По большому счёт это и общением полноценным назвать сложно, в основном говорила я, а он молчал, слушал и записывал. Когда я забывала слова, то он помогал мне вспомнить и поправлял, переспрашивал. Вот и всё. К четвертой беседе меня готовили всем бараком, сказки вспоминали уже все. Где не помнили там придумывали, в последствии подключились цыганки и еврейки, они рассказывали нам свои сказки, а мы уже с девчонками переиначивали их на наш лад, выдавая за исконно русские.

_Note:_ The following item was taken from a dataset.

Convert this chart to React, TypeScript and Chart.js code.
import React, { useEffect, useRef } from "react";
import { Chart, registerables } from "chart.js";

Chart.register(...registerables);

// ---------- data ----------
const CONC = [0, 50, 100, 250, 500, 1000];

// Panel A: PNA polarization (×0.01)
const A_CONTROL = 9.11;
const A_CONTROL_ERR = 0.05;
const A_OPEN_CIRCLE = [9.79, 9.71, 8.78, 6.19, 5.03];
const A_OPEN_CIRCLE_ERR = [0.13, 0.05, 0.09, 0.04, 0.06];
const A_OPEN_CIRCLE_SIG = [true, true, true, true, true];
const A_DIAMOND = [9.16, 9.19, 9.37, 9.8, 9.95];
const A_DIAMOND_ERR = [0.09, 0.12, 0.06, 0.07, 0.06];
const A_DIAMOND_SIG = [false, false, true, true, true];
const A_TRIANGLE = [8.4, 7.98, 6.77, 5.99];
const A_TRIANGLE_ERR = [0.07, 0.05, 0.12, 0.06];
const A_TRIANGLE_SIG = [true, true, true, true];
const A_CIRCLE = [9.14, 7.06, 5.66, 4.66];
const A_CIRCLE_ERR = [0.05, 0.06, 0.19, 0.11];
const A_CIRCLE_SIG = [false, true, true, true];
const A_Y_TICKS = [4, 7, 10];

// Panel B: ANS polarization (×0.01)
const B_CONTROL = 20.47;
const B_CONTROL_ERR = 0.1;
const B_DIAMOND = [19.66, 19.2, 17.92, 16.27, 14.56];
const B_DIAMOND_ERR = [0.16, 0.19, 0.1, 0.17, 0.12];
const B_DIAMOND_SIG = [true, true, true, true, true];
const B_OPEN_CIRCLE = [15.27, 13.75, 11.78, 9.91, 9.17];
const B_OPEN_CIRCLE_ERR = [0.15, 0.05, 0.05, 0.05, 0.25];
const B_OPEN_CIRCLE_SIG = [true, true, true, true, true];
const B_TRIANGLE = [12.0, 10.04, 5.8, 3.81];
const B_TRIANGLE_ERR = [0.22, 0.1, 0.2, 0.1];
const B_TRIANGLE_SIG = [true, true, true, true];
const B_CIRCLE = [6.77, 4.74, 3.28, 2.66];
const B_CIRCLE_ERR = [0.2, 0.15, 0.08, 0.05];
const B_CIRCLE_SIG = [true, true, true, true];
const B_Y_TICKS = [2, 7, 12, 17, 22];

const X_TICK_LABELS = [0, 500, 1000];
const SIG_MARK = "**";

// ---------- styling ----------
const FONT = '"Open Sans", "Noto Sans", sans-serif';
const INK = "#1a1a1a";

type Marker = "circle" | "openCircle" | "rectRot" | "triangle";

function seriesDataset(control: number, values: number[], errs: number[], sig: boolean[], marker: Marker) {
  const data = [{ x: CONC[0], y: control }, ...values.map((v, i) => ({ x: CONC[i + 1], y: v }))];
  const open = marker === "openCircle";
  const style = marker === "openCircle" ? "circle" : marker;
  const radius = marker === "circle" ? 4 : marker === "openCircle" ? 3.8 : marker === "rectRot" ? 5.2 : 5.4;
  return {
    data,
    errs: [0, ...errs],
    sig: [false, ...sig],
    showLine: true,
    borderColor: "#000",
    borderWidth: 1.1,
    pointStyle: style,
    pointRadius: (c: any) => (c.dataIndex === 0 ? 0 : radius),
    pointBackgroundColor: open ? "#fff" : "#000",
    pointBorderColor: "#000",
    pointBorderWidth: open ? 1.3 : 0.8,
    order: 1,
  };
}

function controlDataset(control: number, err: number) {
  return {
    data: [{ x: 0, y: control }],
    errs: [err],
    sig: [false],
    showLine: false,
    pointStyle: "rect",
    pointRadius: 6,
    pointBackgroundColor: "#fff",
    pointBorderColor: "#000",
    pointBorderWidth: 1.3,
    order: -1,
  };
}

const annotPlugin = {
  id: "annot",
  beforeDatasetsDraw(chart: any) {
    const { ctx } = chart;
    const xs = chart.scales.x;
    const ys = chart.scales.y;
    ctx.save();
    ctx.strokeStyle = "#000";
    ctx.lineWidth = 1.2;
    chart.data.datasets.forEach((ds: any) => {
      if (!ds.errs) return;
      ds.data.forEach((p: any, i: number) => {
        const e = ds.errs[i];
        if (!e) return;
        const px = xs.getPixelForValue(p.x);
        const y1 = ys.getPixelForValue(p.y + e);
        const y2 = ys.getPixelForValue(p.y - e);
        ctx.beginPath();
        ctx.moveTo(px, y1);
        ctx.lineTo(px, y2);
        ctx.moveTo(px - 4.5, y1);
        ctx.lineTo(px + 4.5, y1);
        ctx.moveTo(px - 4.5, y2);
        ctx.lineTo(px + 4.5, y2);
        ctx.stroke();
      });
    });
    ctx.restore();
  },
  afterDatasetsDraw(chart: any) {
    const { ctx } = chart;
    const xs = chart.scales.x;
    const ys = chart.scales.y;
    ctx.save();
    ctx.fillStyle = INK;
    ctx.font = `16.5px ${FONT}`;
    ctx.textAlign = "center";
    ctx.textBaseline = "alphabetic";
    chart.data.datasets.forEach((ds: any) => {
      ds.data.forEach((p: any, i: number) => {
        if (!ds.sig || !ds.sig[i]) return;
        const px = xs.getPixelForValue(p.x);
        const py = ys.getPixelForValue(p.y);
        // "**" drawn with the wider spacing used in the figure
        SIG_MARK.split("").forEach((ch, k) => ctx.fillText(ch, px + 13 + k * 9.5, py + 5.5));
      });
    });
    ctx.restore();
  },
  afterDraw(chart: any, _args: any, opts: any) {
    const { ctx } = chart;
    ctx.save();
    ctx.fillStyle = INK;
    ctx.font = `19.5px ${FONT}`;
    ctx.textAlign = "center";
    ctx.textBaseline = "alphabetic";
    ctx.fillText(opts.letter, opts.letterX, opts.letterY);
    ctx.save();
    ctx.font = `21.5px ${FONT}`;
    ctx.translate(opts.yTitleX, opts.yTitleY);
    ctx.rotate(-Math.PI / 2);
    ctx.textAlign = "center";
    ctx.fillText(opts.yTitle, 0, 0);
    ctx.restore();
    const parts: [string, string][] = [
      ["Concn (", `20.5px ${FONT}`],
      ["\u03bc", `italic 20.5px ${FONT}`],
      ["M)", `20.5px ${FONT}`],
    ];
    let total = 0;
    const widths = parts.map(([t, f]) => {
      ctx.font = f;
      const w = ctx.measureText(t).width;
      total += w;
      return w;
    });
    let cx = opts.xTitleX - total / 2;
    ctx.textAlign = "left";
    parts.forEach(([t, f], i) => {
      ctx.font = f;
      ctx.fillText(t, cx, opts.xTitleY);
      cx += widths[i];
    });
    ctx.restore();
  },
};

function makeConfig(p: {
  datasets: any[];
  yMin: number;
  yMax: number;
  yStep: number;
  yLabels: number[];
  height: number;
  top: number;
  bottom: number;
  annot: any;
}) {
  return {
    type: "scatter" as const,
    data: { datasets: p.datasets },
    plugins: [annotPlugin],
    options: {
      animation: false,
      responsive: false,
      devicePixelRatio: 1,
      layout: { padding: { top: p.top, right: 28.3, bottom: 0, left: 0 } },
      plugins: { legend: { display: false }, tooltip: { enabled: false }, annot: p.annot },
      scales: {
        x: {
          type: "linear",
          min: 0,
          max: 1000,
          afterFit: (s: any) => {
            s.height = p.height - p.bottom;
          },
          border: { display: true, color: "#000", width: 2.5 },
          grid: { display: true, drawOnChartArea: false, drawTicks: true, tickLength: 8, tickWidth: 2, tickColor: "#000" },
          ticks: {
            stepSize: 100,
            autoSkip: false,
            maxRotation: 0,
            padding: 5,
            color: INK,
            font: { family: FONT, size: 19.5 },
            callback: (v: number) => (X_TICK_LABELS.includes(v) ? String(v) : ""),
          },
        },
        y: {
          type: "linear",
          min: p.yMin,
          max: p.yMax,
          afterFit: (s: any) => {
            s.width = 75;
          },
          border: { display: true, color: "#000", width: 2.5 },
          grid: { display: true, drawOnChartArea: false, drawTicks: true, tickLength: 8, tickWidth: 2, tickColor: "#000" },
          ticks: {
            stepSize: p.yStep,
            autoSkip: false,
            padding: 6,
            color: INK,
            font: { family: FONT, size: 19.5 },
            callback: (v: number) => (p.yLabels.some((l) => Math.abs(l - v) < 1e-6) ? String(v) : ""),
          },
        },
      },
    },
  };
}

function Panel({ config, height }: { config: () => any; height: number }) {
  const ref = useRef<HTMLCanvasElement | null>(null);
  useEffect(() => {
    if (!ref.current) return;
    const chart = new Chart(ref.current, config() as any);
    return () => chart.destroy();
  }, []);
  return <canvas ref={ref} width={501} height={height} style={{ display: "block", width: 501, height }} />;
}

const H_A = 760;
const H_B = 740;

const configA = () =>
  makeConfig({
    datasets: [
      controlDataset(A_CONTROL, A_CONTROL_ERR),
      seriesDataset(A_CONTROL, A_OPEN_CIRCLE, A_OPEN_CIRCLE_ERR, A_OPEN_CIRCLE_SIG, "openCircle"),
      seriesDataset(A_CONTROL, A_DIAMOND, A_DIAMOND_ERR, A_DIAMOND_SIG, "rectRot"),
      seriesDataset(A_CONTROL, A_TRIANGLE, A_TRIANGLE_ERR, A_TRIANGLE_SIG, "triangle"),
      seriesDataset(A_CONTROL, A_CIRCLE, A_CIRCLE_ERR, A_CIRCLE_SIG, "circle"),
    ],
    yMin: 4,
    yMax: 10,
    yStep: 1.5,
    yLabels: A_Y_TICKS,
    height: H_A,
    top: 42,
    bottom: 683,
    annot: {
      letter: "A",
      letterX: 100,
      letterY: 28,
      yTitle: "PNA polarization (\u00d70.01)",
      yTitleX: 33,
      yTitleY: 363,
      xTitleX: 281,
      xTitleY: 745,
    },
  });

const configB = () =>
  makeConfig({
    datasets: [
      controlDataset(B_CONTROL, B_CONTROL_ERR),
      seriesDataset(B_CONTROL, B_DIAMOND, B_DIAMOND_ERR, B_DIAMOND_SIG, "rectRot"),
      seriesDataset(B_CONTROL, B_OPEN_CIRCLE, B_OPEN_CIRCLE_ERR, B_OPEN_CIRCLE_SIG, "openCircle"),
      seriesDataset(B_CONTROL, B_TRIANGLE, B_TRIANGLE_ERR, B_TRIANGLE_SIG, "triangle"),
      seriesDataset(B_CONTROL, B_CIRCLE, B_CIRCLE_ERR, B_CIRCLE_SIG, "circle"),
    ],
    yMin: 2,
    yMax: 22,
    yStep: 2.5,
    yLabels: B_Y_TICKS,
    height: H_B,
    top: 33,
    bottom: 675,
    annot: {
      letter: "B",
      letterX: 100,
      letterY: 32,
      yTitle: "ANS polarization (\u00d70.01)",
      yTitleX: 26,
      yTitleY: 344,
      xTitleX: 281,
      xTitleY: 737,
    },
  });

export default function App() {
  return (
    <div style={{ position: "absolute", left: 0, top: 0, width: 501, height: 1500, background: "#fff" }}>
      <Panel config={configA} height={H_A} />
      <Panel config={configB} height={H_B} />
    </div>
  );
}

Видя, что для Розенталя это не просто блаж, а он к этому относится весьма серьезно, я решилась и сказала, что если он хочет и дальше слушать новые сказки, то пусть интересы его медблока проходят мимо нашего барака и девушек, которые там.
Он пристально на меня посмотрел и сказал:
«Это воспринимать как шантаж?»
«Как просьбу» - сказала я.
Он промолчал, ничего не ответил. Но девушек из нашего барака и в правду не трогали, и никто из них не попал в мед блок под нож к Розенталю или другим палачам. Мне хочется верить, что я действительно этому поспособствовала и внесла в их спасение свою лепту, что я не просто так, как паяц и марионетка, веселила обнаглевшего и вальяжного нациста.

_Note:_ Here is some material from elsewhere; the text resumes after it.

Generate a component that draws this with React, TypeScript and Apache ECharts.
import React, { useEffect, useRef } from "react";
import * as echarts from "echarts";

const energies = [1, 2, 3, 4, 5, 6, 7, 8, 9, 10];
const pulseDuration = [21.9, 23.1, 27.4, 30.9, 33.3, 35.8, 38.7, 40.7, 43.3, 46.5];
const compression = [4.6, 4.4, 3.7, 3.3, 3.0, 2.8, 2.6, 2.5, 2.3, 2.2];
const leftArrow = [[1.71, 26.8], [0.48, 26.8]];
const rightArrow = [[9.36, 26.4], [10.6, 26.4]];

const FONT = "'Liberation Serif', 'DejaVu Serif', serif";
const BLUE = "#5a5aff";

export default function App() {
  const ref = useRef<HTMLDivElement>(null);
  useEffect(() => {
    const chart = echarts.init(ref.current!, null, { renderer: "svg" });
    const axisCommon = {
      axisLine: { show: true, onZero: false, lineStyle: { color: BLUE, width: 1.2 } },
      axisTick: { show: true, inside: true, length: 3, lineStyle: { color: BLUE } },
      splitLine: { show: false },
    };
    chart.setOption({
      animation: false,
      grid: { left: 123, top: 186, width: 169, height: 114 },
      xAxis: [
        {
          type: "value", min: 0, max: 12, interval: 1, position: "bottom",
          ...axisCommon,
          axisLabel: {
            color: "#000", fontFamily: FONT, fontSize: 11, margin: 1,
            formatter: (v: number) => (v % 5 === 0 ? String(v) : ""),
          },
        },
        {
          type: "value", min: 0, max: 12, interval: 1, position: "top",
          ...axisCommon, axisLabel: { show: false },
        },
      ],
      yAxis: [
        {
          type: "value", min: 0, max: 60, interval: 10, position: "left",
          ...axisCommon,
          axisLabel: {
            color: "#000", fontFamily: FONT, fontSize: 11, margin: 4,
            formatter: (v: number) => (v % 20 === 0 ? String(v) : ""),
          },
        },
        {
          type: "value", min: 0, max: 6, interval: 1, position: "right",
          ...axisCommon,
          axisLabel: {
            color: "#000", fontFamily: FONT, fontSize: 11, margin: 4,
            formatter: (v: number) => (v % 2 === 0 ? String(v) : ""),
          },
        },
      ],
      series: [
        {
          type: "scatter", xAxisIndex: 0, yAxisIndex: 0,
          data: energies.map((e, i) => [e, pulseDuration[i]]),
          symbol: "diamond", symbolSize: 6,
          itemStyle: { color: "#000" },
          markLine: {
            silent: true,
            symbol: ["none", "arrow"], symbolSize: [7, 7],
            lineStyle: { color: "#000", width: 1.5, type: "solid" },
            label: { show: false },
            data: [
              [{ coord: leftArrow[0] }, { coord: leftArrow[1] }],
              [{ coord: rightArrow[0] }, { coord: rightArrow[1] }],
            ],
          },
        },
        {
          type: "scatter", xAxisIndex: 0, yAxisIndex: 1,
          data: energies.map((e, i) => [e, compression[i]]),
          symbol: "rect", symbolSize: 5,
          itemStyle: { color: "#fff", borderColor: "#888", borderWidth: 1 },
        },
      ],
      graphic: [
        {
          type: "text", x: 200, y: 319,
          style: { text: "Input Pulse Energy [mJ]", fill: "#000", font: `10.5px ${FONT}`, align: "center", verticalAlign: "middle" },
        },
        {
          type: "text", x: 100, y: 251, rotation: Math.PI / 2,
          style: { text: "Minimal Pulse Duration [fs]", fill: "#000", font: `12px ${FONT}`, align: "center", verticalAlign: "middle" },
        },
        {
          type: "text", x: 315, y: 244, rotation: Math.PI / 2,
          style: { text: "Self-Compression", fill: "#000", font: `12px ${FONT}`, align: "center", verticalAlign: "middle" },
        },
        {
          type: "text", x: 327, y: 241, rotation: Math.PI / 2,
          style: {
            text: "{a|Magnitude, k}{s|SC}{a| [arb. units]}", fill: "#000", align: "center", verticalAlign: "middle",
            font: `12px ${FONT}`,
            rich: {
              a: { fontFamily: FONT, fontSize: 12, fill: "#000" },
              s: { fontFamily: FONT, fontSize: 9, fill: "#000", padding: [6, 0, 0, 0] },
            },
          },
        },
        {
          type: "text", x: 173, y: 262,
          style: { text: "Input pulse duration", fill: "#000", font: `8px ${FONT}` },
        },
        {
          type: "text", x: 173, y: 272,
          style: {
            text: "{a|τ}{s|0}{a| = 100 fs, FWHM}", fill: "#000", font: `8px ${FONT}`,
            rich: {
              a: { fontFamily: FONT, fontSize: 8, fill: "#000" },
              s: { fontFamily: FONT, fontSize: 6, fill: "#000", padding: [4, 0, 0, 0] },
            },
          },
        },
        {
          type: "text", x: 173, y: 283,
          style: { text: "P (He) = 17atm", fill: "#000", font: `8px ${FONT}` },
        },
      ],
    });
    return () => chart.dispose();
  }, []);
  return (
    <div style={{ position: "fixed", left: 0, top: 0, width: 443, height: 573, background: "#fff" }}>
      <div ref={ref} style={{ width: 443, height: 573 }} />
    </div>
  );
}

Наши встречи продолжались до начала августа. Холодок пробежал у меня по спине, когда он вызвал меня в последний раз и сказал, что на этом всё, больше приглашать меня не будет, он собрал достаточно материала и ему есть из чего выбрать. Я уже начала думать, что негласное соглашение больше не действует и что он примется за наш барак, но нет, он покинул лагерь. Его перевели в другое место.
Я совру если скажу, что мы почувствовали моральную победу или вздохнули с облегчением, многие девочки умерли и без всяких экспериментов, просто от голода, непосильного труда и болезней. Можно сказать, что мне повезло. Я покинула Равенсбрюк в начале 1944 года, до того, как он стал окончательно фабрикой смерти и люди стали покидать его только через печь крематория в виде пепла.
Я совсем не уверена, что я бы смогла дотянуть до апреля 1945 года, когда наши войска освободили остатки выживших узниц «Равенсбрюка», большая часть не дожила до этого светлого дня, большинство не пережили «марш смерти», когда нацисты – персонал лагеря пытались эвакуировать заключенных дальше в тыл и гнали их пешком раздетыми, без еды и воды по морозу.
В первые месяцы 1944 –года я попала в списки тех, кого вывозили на работы на соседнюю вторую площадку лагеря, она называлась Уккермарк (впоследствии именно там будут все основные массовые акции по умерщвлению узников лагеря). Меня спрятал в кузове грузовика и забросал тряпьем и вшивыми одеялами один вольнонаёмный поляк, он работал неподалеку и приехал в лагерь забрать на стирку белье. Бойлерная лагеря временно пришла в негодность и не работала. Этот поляк не только спас меня, но и приютил, его звали Марек. Оказалось, что он не просто хороший и добрый парень, но и связной польской повстанческой «армии Крайова».
Поляки тогда старались рассылать агентуру даже в Германию, они строили амбициозные планы и мечты, они готовили восстание в Варшаве и думали, что оно пройдёт успешно и они смогут заняться диверсиями даже на территории Рейха.
Но это уже другая история…
После лагеря моя жизнь сложилась интересно. Марек был также одинок, как и я, его семья и жена погибли в Лодзе, он был один.Как я говорила, на мужа я получила похоронку ещё на фронте, а на родителей ещё раньше, они не пережили первую блокадную зиму в Ленинграде. Две одинокие души нашли друг друга посреди войны.
После войны я вышла замуж за Марека и стала уже не Илона Тихоплав, а Илона Войнич. Мне справили польский паспорт, и мы даже какое-то время смогли пожить во Франции. Я честно любила Родину, но не хотела расставаться в Мареком, а ему, как бывшему бойцу и связному армии «Крайовой» путь в СССР был «заказан».
Он смог меня убедить, что и ко мне будет много вопросов, после плена, после связи с поляком, да если еще история о беседах с нацистом всплывёт, то будет ещё хуже.
У выродка Рольфа Розенталя судьба после войны тоже сложилась интересно, его казнили в 1947 году. А вот у большинства моих девочек и других узников «Равенсбрюка» не было конца войны, они до него просто не дожили.